Toxicomanes : les bénéfices sanitaires et économiques de la substitution

Publié le 17/09/2001
Article réservé aux abonnés

De notre envoyée spéciale

Le 5e Colloque international Toxicomanies, Hépatites, SIDA (THS5), qui se tenait la semaine dernière à Grasse, s'est penché sur l'évaluation médico-sociale et économique de la prise en charge des usagers de drogue.

Dans un contexte de substitution, la qualité de la relation avec le pharmacien est extrêmement importante ; un trio patient-médecin-pharmacien se construit pour un vrai partenariat. C'est le constat essentiel qui se dégage des études faites à petite ou grande échelle sur la prise en charge des usagers de drogue.
« En effet, le coefficient de satisfaction n'est pas suffisant pour susciter une retenue dans le traitement », confirme le Pr Philippe-Jean Parquet, qui est à l'initiative de l'observatoire loco-régional du Nord - Pas-de-Calais.
Le codage des médicaments en pharmacie a aussi permis de mieux cerner l'origine et la nature des prescriptions et le profil des patients.
Une étude nationale analyse l'impact sur la vie quotidienne d'une primoprescription de Subutex (buprénorphine haut dosage). Les premiers résultats, à six mois, présentés par les Drs William Löwenstein (hôpital européen Georges-Pompidou, Paris) et Pierre Lavignasse (Saint-André-de-Seignax) mettent en évidence les bénéfices sanitaires pour les patients :
- réduction significative des consommations, d'héroïne et de cocaïne surtout ;
- réduction nette des conduites à risque (baisse du partage des seringues et du matériel) ;
- chute des dommages liés à l'usage de la drogue (moins d'abcès, d'overdoses, de tentatives de suicide) ;
- doublement des consultations médicales, témoignant du suivi régulier du malade.
L'impact social et l'amélioration en termes d'insertion sont eux aussi non négligeables. Chiffres à l'appui, on note :
- une augmentation de l'activité déclarée, significative d'une meilleure insertion professionnelle, une diminution de l'absentéisme et des retards au travail ;
- une stabilisation des revenus personnels du drogué ;
- un meilleur soutien du conjoint ou partenaire ;
- enfin, le nombre de comparutions et d'interpellations policières baisse, prouvant un changement de comportement du pharmacodépendant.
Si les résultats de ces études sont préliminaires, ils permettent cependant d'évaluer le coût de la toxicomanie pour la société. Il résulte du coût direct des soins, ajouté à la perte de productivité du malade, à la baisse de la valeur de sa vie directement proportionnelle à la longévité, associé enfin au coût de la répression.
Mais il faut savoir que le coût social des drogués est largement inférieur à celui des alcoolodépendants ou des fumeurs : ainsi, le montant des dépenses en médicaments pour un traitement au Subutex pour une personne sur une année s'élève à 15 300 F. Quand on sait qu'une journée de prison coûte 330 F à la communauté, il apparaît plus utile d'agir en amont pour éviter au drogué de se laisser enfermer dans le cercle vicieux, drogue-violence-incarcération.

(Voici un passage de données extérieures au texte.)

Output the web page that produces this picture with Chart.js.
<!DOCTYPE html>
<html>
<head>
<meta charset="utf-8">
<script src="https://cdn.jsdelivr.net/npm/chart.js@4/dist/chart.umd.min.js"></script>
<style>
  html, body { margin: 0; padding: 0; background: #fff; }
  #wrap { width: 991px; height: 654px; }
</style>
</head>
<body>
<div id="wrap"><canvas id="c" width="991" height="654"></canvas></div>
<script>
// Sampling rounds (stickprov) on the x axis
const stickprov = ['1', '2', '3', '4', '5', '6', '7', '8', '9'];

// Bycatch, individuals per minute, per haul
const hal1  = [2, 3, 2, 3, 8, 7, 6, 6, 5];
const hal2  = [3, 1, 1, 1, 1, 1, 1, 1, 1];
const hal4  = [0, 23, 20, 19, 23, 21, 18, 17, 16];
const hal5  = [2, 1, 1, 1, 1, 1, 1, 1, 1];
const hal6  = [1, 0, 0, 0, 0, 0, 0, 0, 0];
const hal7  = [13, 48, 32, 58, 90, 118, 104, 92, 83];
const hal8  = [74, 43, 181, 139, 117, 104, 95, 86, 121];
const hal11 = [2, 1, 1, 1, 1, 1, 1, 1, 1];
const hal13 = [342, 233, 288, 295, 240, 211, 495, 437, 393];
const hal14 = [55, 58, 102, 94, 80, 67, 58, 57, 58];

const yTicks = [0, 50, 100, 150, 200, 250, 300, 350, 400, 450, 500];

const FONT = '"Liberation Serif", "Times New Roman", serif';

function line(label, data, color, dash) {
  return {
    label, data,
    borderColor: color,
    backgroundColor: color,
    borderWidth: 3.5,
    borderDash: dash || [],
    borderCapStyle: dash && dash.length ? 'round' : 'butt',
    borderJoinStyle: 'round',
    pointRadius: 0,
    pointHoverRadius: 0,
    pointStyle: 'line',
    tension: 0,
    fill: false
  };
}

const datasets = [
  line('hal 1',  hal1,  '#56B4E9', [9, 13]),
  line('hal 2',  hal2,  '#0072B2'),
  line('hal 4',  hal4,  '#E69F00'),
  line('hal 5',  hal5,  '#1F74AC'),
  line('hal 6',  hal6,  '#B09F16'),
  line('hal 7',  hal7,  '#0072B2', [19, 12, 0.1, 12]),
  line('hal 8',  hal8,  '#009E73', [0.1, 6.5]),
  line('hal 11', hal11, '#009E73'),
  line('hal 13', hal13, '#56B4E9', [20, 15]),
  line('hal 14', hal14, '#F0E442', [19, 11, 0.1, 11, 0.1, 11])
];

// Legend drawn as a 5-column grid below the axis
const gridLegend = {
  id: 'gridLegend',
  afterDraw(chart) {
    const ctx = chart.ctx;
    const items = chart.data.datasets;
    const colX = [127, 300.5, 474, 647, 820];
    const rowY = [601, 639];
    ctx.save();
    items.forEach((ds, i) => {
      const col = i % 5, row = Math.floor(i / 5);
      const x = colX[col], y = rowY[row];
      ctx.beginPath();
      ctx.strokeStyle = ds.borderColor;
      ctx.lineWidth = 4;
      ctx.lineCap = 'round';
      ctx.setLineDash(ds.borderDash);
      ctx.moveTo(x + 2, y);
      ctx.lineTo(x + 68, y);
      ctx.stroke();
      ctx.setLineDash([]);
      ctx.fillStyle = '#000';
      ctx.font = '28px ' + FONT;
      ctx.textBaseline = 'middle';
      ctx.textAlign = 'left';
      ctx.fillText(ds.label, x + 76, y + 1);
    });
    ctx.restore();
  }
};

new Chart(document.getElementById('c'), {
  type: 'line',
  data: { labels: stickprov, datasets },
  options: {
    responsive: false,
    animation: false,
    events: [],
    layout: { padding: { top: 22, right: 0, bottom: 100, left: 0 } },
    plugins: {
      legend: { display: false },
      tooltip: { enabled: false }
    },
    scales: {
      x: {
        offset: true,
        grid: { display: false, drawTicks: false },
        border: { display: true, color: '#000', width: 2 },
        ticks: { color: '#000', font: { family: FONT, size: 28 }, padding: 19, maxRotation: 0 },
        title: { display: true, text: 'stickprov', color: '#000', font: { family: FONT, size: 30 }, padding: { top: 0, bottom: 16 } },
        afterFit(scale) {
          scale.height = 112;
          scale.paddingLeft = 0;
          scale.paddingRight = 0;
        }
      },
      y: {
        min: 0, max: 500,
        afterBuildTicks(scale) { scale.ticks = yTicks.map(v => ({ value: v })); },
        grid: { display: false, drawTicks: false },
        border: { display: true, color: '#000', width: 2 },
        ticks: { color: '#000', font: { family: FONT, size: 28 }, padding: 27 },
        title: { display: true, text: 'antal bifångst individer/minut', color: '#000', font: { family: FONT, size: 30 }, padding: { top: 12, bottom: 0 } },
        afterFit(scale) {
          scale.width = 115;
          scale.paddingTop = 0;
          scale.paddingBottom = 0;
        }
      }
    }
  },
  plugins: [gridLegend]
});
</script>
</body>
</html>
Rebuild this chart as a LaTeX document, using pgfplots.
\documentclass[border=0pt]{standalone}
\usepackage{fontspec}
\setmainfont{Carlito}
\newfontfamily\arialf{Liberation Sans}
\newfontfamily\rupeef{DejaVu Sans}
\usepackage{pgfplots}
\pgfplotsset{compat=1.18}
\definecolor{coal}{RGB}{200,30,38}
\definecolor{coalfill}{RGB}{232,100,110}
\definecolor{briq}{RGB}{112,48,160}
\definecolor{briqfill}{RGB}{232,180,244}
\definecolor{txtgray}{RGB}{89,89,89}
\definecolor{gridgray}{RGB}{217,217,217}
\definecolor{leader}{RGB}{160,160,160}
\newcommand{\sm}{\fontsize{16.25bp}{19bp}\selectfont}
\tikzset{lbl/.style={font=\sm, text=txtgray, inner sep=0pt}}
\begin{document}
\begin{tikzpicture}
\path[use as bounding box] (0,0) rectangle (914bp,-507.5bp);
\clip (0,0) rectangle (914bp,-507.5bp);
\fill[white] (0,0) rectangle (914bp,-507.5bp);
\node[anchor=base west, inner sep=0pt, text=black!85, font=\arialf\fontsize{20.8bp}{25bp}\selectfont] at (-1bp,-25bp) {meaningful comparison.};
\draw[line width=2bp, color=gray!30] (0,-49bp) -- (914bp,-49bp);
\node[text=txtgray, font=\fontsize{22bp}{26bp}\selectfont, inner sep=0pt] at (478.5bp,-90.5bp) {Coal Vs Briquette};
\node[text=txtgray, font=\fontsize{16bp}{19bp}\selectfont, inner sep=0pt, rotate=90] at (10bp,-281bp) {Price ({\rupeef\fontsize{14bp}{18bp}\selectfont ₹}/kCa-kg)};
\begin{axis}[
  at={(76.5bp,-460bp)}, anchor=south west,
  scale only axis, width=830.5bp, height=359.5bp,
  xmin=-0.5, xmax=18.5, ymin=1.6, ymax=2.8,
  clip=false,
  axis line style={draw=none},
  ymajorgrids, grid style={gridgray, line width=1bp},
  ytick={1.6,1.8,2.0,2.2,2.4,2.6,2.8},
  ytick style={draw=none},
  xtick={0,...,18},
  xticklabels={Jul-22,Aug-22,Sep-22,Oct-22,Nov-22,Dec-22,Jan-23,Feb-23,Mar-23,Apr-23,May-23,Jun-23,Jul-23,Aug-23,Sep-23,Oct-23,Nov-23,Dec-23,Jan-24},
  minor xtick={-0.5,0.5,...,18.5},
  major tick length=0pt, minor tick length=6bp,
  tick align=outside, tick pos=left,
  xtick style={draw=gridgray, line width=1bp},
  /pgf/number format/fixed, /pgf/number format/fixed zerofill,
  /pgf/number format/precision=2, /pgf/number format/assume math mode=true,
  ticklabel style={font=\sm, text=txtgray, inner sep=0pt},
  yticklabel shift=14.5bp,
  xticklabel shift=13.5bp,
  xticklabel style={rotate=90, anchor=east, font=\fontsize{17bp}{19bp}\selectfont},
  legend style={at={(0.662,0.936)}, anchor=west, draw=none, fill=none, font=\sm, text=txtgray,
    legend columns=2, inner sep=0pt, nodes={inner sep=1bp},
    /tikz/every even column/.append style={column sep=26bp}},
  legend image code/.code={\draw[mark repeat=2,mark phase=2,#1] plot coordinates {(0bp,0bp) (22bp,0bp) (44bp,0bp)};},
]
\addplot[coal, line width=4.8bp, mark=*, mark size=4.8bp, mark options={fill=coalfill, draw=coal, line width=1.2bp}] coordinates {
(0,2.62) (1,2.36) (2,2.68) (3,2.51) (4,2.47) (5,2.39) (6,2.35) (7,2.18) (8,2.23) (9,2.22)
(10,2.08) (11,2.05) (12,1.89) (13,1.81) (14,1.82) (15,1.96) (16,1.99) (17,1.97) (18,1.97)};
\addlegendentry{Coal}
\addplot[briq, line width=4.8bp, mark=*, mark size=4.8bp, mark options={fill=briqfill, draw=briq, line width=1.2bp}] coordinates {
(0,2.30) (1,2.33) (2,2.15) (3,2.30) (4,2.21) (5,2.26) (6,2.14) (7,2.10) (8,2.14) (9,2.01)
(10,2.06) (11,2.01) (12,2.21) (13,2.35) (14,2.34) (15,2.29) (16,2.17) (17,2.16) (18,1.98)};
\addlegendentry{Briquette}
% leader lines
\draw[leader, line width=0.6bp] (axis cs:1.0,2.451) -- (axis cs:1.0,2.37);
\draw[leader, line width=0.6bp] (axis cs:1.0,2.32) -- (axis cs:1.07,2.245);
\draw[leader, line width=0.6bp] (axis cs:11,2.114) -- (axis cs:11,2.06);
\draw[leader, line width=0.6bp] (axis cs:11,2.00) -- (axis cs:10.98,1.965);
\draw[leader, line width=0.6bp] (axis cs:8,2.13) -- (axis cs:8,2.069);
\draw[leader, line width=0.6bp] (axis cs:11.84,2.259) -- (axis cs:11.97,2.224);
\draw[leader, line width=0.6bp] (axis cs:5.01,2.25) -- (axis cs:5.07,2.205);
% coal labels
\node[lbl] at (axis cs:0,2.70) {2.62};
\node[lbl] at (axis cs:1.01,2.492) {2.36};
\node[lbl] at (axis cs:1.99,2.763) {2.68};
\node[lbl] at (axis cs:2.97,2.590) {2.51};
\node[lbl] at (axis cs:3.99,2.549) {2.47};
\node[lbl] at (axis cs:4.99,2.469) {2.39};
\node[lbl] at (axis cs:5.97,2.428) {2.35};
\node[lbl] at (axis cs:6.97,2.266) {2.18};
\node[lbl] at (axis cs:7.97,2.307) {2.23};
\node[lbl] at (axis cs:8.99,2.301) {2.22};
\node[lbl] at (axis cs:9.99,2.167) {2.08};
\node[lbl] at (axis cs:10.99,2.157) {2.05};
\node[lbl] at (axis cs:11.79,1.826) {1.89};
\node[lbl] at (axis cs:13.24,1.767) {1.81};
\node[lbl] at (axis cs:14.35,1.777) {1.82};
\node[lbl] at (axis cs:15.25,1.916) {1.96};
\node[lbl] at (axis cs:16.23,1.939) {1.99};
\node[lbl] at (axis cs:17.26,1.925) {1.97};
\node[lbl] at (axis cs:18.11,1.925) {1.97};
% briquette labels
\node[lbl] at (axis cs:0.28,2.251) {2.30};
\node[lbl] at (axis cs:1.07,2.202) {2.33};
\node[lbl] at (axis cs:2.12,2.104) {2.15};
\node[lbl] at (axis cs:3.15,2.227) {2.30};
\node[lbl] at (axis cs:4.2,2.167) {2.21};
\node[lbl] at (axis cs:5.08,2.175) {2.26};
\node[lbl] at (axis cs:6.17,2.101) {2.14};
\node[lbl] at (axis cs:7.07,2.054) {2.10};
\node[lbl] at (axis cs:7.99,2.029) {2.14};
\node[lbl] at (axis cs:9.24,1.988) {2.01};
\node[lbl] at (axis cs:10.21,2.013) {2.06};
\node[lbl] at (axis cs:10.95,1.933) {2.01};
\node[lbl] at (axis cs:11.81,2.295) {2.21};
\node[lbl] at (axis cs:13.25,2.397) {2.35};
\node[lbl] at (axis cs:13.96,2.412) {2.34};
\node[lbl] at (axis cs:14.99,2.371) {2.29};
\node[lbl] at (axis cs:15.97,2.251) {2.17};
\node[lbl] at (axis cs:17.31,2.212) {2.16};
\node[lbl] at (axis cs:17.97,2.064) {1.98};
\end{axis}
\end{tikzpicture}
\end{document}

* Colloque organisé par la Société européenne toxicomanies, hépatites, Sida (SETHS), en partenariat avec les Laboratoires Schering-Plough, Agora FM, le CHG de Grasse, lecCentre hospitalier Henri-Guerin de Pierrefeu, la région PACA.

En prison aussi

1996 marque l'introduction en milieu carcéral, dans un cadre législatif, des traitement substitutifs. Si les équipes soignantes ont tâtonné pour trouver le meilleur protocole, le meilleur moyen de distribution et comment personnaliser les traitements, elles s'accordent pour souligner les résultats en termes de bénéfices. Elles y trouvent en effet un intérêt clinique, une meilleure gestion du temps, où le marchandage laisse la place à un dialogue plus long entre patient et médecin, une façon d'accrocher le détenu à un système de soins et une réduction des risques d'automutilation et de violences. Reste à convaincre tous les soignants des établissements pénitentiaires : si un drogué sur trois obtient un traitement substitutif à l'extérieur, ils sont seulement un sur sept en prison.